La Cour Européenne des Droits de l’Homme devait statuer sur le refus des autorités russes d’enregistrer « the Church of Scientology of St Petersburg » en tant qu’entité légale (the applicants complained about the arbitrary denial of legal-entity status to their Scientology group ) : la Cour note que le droit interne n’a pas été respecté et reconnait donc une violation de l’article 09 (liberté de pensée, de conscience et de religion) et 11 (liberté de réunion et d’association) de la Convention européenne des droits de l’homme.
Ci joint le texte de l’arrêt.
Church of Scientology wins ECHR spat against Russia
MOSCOW, October 2 (RAPSI) – European Court for Human Rights has ruled in favor of unregistered Church of Scientology, over the refusal of St. Petersburg authorities to officially recognize it as a legal entity, says the court ruling made public on Thursday.

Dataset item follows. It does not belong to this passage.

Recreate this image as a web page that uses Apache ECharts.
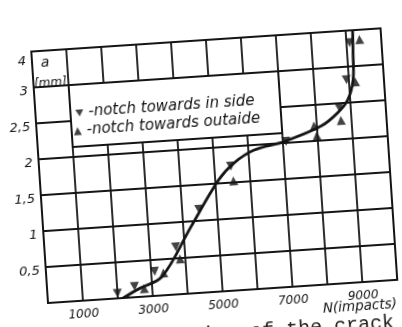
<!DOCTYPE html>
<html>
<head>
<meta charset="utf-8">
<script src="https://cdn.jsdelivr.net/npm/echarts@6/dist/echarts.min.js"></script>
<style>
  html, body { margin:0; padding:0; width:402px; height:327px; overflow:hidden; background:#ffffff; }
  #chart { position:absolute; left:-12px; top:11px; width:480px; height:370px;
           transform-origin:60px 292px; transform:rotate(-3.8deg); }
</style>
</head>
<body>
<div id="chart"></div>
<script>
// ---- data ----
const insideN  = [2000, 2500, 3100, 3750, 4480, 5470, 7090, 8670, 8930, 9090];
const insideA  = [0.07, 0.15, 0.34, 0.66, 1.16, 1.73, 2.02, 2.44, 2.82, 3.66];
const outsideN = [2770, 3350, 3850, 5520, 7920, 7980, 8700, 9180, 9380];
const outsideA = [0.11, 0.31, 0.49, 1.52, 2.21, 2.07, 2.26, 2.78, 3.73];
const curveN   = [2150, 2650, 3300, 4200, 5100, 5570, 6170, 7040, 8120, 8620, 8930, 9120, 9170, 9200];
const curveA   = [0.00, 0.12, 0.26, 0.91, 1.55, 1.77, 1.93, 2.02, 2.20, 2.37, 2.54, 2.81, 3.37, 4.00];
const yTickLabels = ['', '0,5', '1', '1,5', '2', '2,5', '3', '4'];
const xTickValues = [1000, 3000, 5000, 7000, 9000];
const insideName  = '-notch towards in side';
const outsideName = '-notch towards outaide';
const xName = 'N(impacts)';
const yName = 'a';
const yUnit = '[mm]';
const caption = 'Propagation of the crack';

// the y axis has equal rows for 0,5 steps up to 3, then one row 3 -> 4
function toRow(a) { return a <= 3 ? a * 2 : 6 + (a - 3); }
function pairs(xs, ys) { return xs.map((x, i) => [x, toRow(ys[i])]); }

const ink = '#141414';
const hand = { fontFamily: 'DejaVu Sans', fontStyle: 'italic', color: ink };
const legendBase = {
  orient: 'vertical', z: 6, padding: 0, itemWidth: 8, itemHeight: 8,
  textStyle: Object.assign({ fontSize: 15, lineHeight: 14 }, hand)
};

const chart = echarts.init(document.getElementById('chart'), null, { renderer: 'canvas' });
chart.setOption({
  animation: false,
  backgroundColor: 'transparent',
  grid: { left: 60, top: 40, width: 350, height: 252, show: true, borderColor: ink, borderWidth: 2, backgroundColor: 'transparent' },
  xAxis: {
    type: 'value', min: 0, max: 10000, interval: 1000,
    axisLine: { show: true, lineStyle: { color: ink, width: 2 } },
    axisTick: { show: false },
    splitLine: { show: true, lineStyle: { color: ink, width: 1.8 } },
    axisLabel: Object.assign({ fontSize: 12, margin: 8,
      formatter: v => xTickValues.includes(v) ? String(v) : '' }, hand)
  },
  yAxis: {
    type: 'value', min: 0, max: 7, interval: 1,
    axisLine: { show: true, lineStyle: { color: ink, width: 2 } },
    axisTick: { show: false },
    splitLine: { show: true, lineStyle: { color: ink, width: 1.8 } },
    axisLabel: Object.assign({ fontSize: 13, margin: 6, padding: [8, 0, 0, 0],
      formatter: v => {
        const t = yTickLabels[Math.round(v)] || '';
        return Math.round(v) === 7 ? '{low|' + t + '}' : t;
      },
      rich: { low: { fontSize: 13, fontStyle: 'italic', fontFamily: 'DejaVu Sans', color: ink, padding: [12, 0, 0, 0] } }
    }, hand)
  },
  legend: [
    Object.assign({ left: 100, top: 97, data: [{ name: insideName, icon: 'path://M0,0L10,0L5,9Z' }] }, legendBase),
    Object.assign({ left: 97, top: 115, data: [{ name: outsideName, icon: 'triangle' }] }, legendBase)
  ],
  graphic: [
    { type: 'rect', z: 3, shape: { x: 95, y: 76, width: 210, height: 62 },
      style: { fill: '#ffffff', stroke: ink, lineWidth: 2 } },
    { type: 'text', z: 3, x: 73, y: 52, style: { text: yName, font: 'italic 14px "DejaVu Sans"', fill: ink, align: 'center', verticalAlign: 'middle' } },
    { type: 'text', z: 3, x: 77, y: 73, style: { text: yUnit, font: 'italic 12px "DejaVu Sans"', fill: ink, align: 'center', verticalAlign: 'middle' } },
    { type: 'text', z: 3, x: 371, y: 316, style: { text: xName, font: 'italic 13.5px "DejaVu Sans"', fill: ink, align: 'center', verticalAlign: 'middle' } },
    { type: 'text', z: 3, x: 404, y: 335, style: { text: caption, font: '20px "Liberation Mono"', fill: '#222', align: 'right', verticalAlign: 'middle' } }
  ],
  series: [
    { type: 'line', name: 'curve', data: pairs(curveN, curveA), smooth: 0.35, showSymbol: false,
      lineStyle: { color: ink, width: 2.8 }, z: 2 },
    { type: 'scatter', name: insideName, data: pairs(insideN, insideA), symbol: 'triangle', symbolRotate: 180,
      symbolSize: 9, itemStyle: { color: ink }, z: 4 },
    { type: 'scatter', name: outsideName, data: pairs(outsideN, outsideA), symbol: 'triangle',
      symbolSize: 9, itemStyle: { color: ink }, z: 4 }
  ]
});
</script>
</body>
</html>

According to the ruling, the application was filed by Church of Scientology in St. Petersburg, which was formed by a group of individuals gathered together for research of Scientology. The first group was formed in St. Petersburg in 1984, which in the late 80’s splintered into two organizations, one of which was headed by Galina Shurinova (one of the six applicants).
The present application concerned the refusal of St. Petersburg authorities to acknowledge it as a legal entity. The group applied for registration six times, from March 1995 to August 2003.
The first application was filed by Shurinova with other nine founders of the St. Petersburg Church of Mission of Scientology in March 1995. Upon receiving no answer over the course of two years, Shurinova demanded an explanation from the authorities. Russian Justice Ministry informed her, that the application was transferred to a State Duma committee, to be evaluated by an expert in religious and legal matters. Following lack of response, the application was shelved.
In February 2002, a new registration request was filed, which was rejected in March of the same year, citing discrepancies in required paperwork. Scientologists filed four more registration requests, which were all subsequently turned down under a number of reasons. In the last rejection in August of 2003, the St. Petersburg authorities stated that the documents proving that the group was active for the last 15 years (time period necessary to register a new religious organization), were fraudulent.
The Scientologist turned to a district court in St. Petersburg, which declared the rejections legal in October 2003, and was supported by an appeals court in 2006.
The applicants turned to ECHR in November 2006. Citing article 9 of the European Convention on Human Rights ( a right to freedom of thought, conscience and religion), and article 11 Article ( the right to freedom of assembly and association), the applicants contested in their opinion unlawful rejections to register the Church of Scientology as a legal entity.
The Russian response confirmed that the rejections were in violation of freedom of religion, pointing out that the decision in the case was based on the Russian law and security reasons. Russia further pointed to similar cases reviewed by the ECHR concerning UK and Austria.
The ECHR upon reviewing the application, ruled in favor of Scientologists, awarding them 7,500 EUR as moral damages compensation.